With respect to the opinion set forth below, we have examined originals, certified copies, or copies otherwise identified to our satisfaction as being true copies, only of the following:
A. | The Amended and Restated Articles of Incorporation of the Company; | |
B. | The Amended and Restated Bylaws of the Company; | |
C. | Various resolutions of the Board of Directors and the Compensation Committee of the Company adopting the Plan and authorizing the issuance of the Shares; | |
D. | The Plan; | |
E. | Various restricted stock agreements; and | |
F. | The Registration Statement. |
Subject to the assumptions that (i) the documents and signatures examined by us are genuine and authentic, and (ii) the persons executing the documents examined by us have the legal capacity to execute such documents, and subject to the further limitations and qualifications set forth below, based solely upon our review of items A through F above, it is our opinion that the Shares will be validly issued, fully paid, and nonassessable when issued and sold in accordance with the terms of the Plan and the Registration Statement.
We express no opinion as to the applicability or effect of any laws, orders, or judgments of any state or other jurisdiction other than federal securities laws and the substantive laws of the state of Nevada, including judicial interpretations of such laws.
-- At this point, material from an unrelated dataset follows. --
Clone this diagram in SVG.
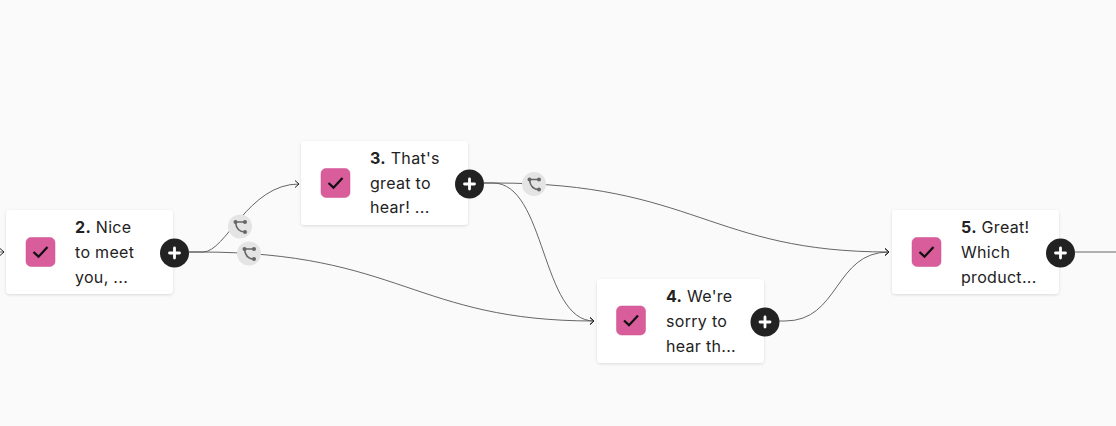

Further, our opinion is based solely upon existing laws, rules, and regulations, and we undertake no obligation to advise you of any changes that may be brought to our attention after the date hereof.
We hereby expressly consent to any reference to our firm in the Registration Statement, inclusion of this Opinion as an exhibit to the Registration Statement, and to the filing of this Opinion with any other appropriate governmental agency.